▸ **What is needed**
Retype, please, the listing from its opening line through the line that contains "const toPoints = (xs, ys)", both included, without the pictures.

▸ **Provided data**
========================================

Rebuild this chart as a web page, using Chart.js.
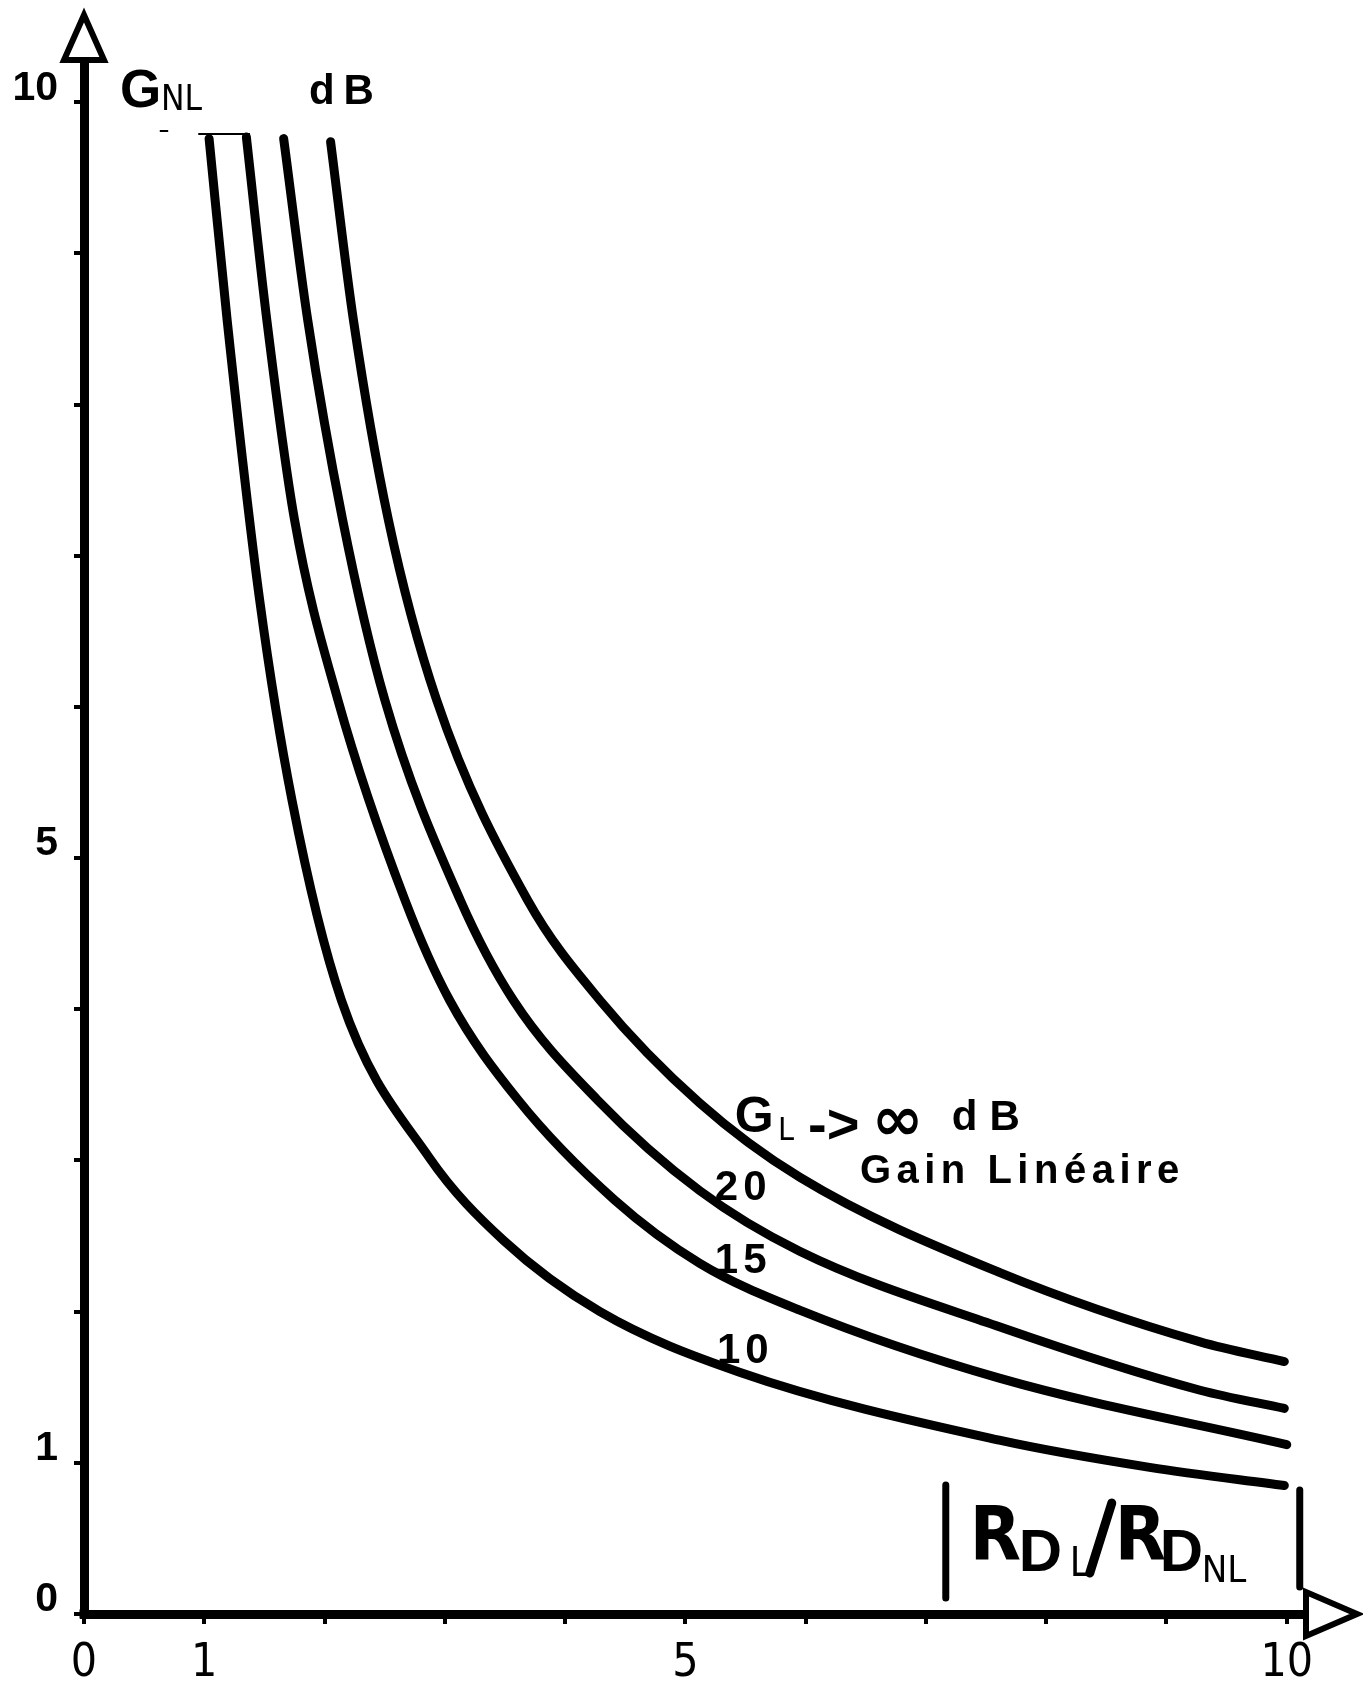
<!DOCTYPE html>
<html>
<head>
<meta charset="utf-8">
<script src="https://cdn.jsdelivr.net/npm/chart.js@4.4.1/dist/chart.umd.min.js"></script>
<style>
  html, body { margin: 0; padding: 0; background: #fff; }
  #wrap { width: 1363px; height: 1681px; }
</style>
</head>
<body>
<div id="wrap"><canvas id="chart" width="1363" height="1681"></canvas></div>
<script>
// Non-linear gain G_NL (dB) versus the ratio |R_DL / R_DNL|, one curve per linear gain G_L
const ratio10 = [1.04, 1.19, 1.46, 1.73, 2.14, 2.87, 3.49, 4.29, 5.45, 7.61, 8.86, 9.98];
const gnl10   = [9.76, 8.56, 6.71, 5.38, 4.06, 3.02, 2.47, 2.00, 1.60, 1.15, 0.97, 0.85];

const ratio15 = [1.35, 1.52, 1.75, 2.11, 2.67, 3.04, 3.61, 4.41, 5.12, 5.95, 7.61, 10.0];
const gnl15   = [9.77, 8.56, 7.24, 6.05, 4.72, 4.06, 3.40, 2.74, 2.32, 2.01, 1.56, 1.12];

const ratio20 = [1.66, 1.86, 2.15, 2.50, 3.13, 3.57, 4.27, 5.12, 5.95, 7.61, 9.28, 9.98];
const gnl20   = [9.76, 8.56, 7.24, 6.05, 4.72, 4.06, 3.40, 2.80, 2.40, 1.90, 1.48, 1.36];

const ratioInf = [2.05, 2.24, 2.53, 2.93, 3.69, 4.29, 5.12, 5.95, 7.61, 9.28, 9.98];
const gnlInf   = [9.74, 8.56, 7.24, 6.05, 4.72, 4.06, 3.38, 2.89, 2.26, 1.80, 1.67];

// thin cap stroke joining the tops of the first curves
const capRatio = [0.63, 0.70, null, 0.95, 1.38];
const capGnl   = [9.81, 9.81, null, 9.79, 9.79];

const curveLabels = ['10', '15', '20'];
const yTickLabels = [0, 1, 5, 10];
const xTickLabels = [0, 1, 5, 10];

const toPoints = (xs, ys) => xs.map((v, i) => ({ x: v, y: ys[i] }));

const SANS = "'Liberation Sans', Arial, sans-serif";
const NARROW = "'Liberation Sans Narrow', 'DejaVu Sans Condensed', 'Liberation Sans', sans-serif";

const curveStyle = {
  borderColor: '#000',
  borderWidth: 9,
  borderCapStyle: 'round',
  borderJoinStyle: 'round',
  pointRadius: 0,
  cubicInterpolationMode: 'monotone',
  fill: false
};

// Text, axis arrows and the |R_DL / R_DNL| title, placed in data units
const annotations = {
  id: 'annotations',
  afterDraw(chart) {
    const { ctx } = chart;
    const xs = chart.scales.x, ys = chart.scales.y;
    const px = v => xs.getPixelForValue(v);
    const py = v => ys.getPixelForValue(v);
    const txt = (s, x, y, font, spacing) => {
      ctx.save();
      ctx.font = font;
      ctx.fillStyle = '#000';
      ctx.textAlign = 'left';
      ctx.textBaseline = 'alphabetic';
      ctx.letterSpacing = (spacing || 0) + 'px';
      ctx.fillText(s, px(x), py(y));
      ctx.restore();
    };
    const seg = (x1, y1, x2, y2, w) => {
      ctx.save();
      ctx.strokeStyle = '#000';
      ctx.lineWidth = w;
      ctx.lineCap = 'round';
      ctx.beginPath();
      ctx.moveTo(px(x1), py(y1));
      ctx.lineTo(px(x2), py(y2));
      ctx.stroke();
      ctx.restore();
    };

    // axis arrow heads (hollow triangles)
    const ca = chart.chartArea;
    ctx.save();
    ctx.strokeStyle = '#000';
    ctx.fillStyle = '#fff';
    ctx.lineWidth = 6;
    ctx.lineJoin = 'miter';
    ctx.beginPath();
    ctx.moveTo(ca.left, ca.top - 45);
    ctx.lineTo(ca.left + 20, ca.top);
    ctx.lineTo(ca.left - 20, ca.top);
    ctx.closePath();
    ctx.fill();
    ctx.stroke();
    ctx.beginPath();
    ctx.moveTo(ca.right + 51, ca.bottom);
    ctx.lineTo(ca.right, ca.bottom - 22);
    ctx.lineTo(ca.right, ca.bottom + 22);
    ctx.closePath();
    ctx.fill();
    ctx.stroke();
    // close the corner where the two axes meet
    ctx.fillStyle = '#000';
    ctx.fillRect(ca.left - 4.5, ca.bottom - 4.5, 9, 9);
    ctx.restore();

    // y-axis title: G_NL dB
    txt('G', 0.30, 9.967, `bold 53px ${SANS}`);
    txt('NL', 0.64, 9.947, `35px ${NARROW}`);
    txt('dB', 1.87, 9.987, `bold 42px ${SANS}`, 9);

    // curve labels
    const labelPos = [[5.262, 1.66], [5.245, 2.255], [5.245, 2.738]];
    curveLabels.forEach((s, i) => txt(s, labelPos[i][0], labelPos[i][1], `bold 42px ${SANS}`, 5));

    // G_L -> ∞ dB / Gain Linéaire
    txt('G', 5.41, 3.188, `bold 50px ${SANS}`);
    txt('L', 5.77, 3.135, `32px ${NARROW}`);
    txt('->', 6.02, 3.115, `bold 56px ${SANS}`);
    txt('\u221E', 6.55, 3.135, `bold 62px 'DejaVu Sans', sans-serif`);
    txt('dB', 7.215, 3.201, `bold 42px ${SANS}`, 12);
    txt('Gain Linéaire', 6.451, 2.851, `bold 40px ${SANS}`, 5.5);

    // x-axis title: |R_DL / R_DNL|
    seg(7.165, 0.853, 7.165, 0.106, 7);
    txt('R', 7.365, 0.357, `bold 74px ${NARROW}`);
    txt('D', 7.772, 0.284, `bold 60px ${SANS}`);
    txt('L', 8.196, 0.251, `40px ${NARROW}`);
    seg(8.362, 0.271, 8.545, 0.734, 9);
    txt('R', 8.57, 0.357, `bold 74px ${NARROW}`);
    txt('D', 8.944, 0.284, `bold 60px ${SANS}`);
    txt('NL', 9.293, 0.212, `38px ${NARROW}`);
    seg(10.108, 0.82, 10.108, 0.179, 7);
  }
};

new Chart(document.getElementById('chart'), {
  type: 'line',
  data: {
    datasets: [
      { label: 'G_L = 10 dB', data: toPoints(ratio10, gnl10), ...curveStyle },
      { label: 'G_L = 15 dB', data: toPoints(ratio15, gnl15), ...curveStyle },
      { label: 'G_L = 20 dB', data: toPoints(ratio20, gnl20), ...curveStyle },
      { label: 'G_L → ∞ dB', data: toPoints(ratioInf, gnlInf), ...curveStyle },
      { label: 'cap', data: toPoints(capRatio, capGnl), borderColor: '#000', borderWidth: 2, pointRadius: 0, spanGaps: false, tension: 0 }
    ]
  },
  options: {
    responsive: false,
    animation: false,
    events: [],
    layout: { padding: { top: 60, right: 57, left: 0, bottom: 0 } },
    plugins: { legend: { display: false }, tooltip: { enabled: false } },
    scales: {
      x: {
        type: 'linear',
        min: 0,
        max: 10.16,
        afterFit(scale) { scale.height = 67; },
        border: { display: true, color: '#000', width: 9 },
        grid: { drawOnChartArea: false, drawTicks: true, tickLength: 10, color: '#000', lineWidth: 4 },
        ticks: {
          stepSize: 1,
          includeBounds: false,
          autoSkip: false,
          maxRotation: 0,
          padding: 12,
          color: '#000',
          font: { family: NARROW, size: 46 },
          callback: v => (xTickLabels.includes(v) ? String(v) : '')
        }
      },
      y: {
        type: 'linear',
        min: 0,
        max: 10.28,
        afterFit(scale) { scale.width = 84; },
        border: { display: true, color: '#000', width: 9 },
        grid: { drawOnChartArea: false, drawTicks: true, tickLength: 10, color: '#000', lineWidth: 4 },
        ticks: {
          stepSize: 1,
          includeBounds: false,
          autoSkip: false,
          padding: 16,
          labelOffset: -14,
          color: '#000',
          font: { family: SANS, size: 41, weight: 'bold' },
          callback: v => (yTickLabels.includes(v) ? String(v) : '')
        }
      }
    }
  },
  plugins: [annotations]
});
</script>
</body>
</html>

========================================

▸ **Response for this exercise**
Rebuild this chart as a web page, using Chart.js.
<!DOCTYPE html>
<html>
<head>
<meta charset="utf-8">
<script src="https://cdn.jsdelivr.net/npm/chart.js@4.4.1/dist/chart.umd.min.js"></script>
<style>
  html, body { margin: 0; padding: 0; background: #fff; }
  #wrap { width: 1363px; height: 1681px; }
</style>
</head>
<body>
<div id="wrap"><canvas id="chart" width="1363" height="1681"></canvas></div>
<script>
// Non-linear gain G_NL (dB) versus the ratio |R_DL / R_DNL|, one curve per linear gain G_L
const ratio10 = [1.04, 1.19, 1.46, 1.73, 2.14, 2.87, 3.49, 4.29, 5.45, 7.61, 8.86, 9.98];
const gnl10   = [9.76, 8.56, 6.71, 5.38, 4.06, 3.02, 2.47, 2.00, 1.60, 1.15, 0.97, 0.85];

const ratio15 = [1.35, 1.52, 1.75, 2.11, 2.67, 3.04, 3.61, 4.41, 5.12, 5.95, 7.61, 10.0];
const gnl15   = [9.77, 8.56, 7.24, 6.05, 4.72, 4.06, 3.40, 2.74, 2.32, 2.01, 1.56, 1.12];

const ratio20 = [1.66, 1.86, 2.15, 2.50, 3.13, 3.57, 4.27, 5.12, 5.95, 7.61, 9.28, 9.98];
const gnl20   = [9.76, 8.56, 7.24, 6.05, 4.72, 4.06, 3.40, 2.80, 2.40, 1.90, 1.48, 1.36];

const ratioInf = [2.05, 2.24, 2.53, 2.93, 3.69, 4.29, 5.12, 5.95, 7.61, 9.28, 9.98];
const gnlInf   = [9.74, 8.56, 7.24, 6.05, 4.72, 4.06, 3.38, 2.89, 2.26, 1.80, 1.67];

// thin cap stroke joining the tops of the first curves
const capRatio = [0.63, 0.70, null, 0.95, 1.38];
const capGnl   = [9.81, 9.81, null, 9.79, 9.79];

const curveLabels = ['10', '15', '20'];
const yTickLabels = [0, 1, 5, 10];
const xTickLabels = [0, 1, 5, 10];

const toPoints = (xs, ys) => xs.map((v, i) => ({ x: v, y: ys[i] }));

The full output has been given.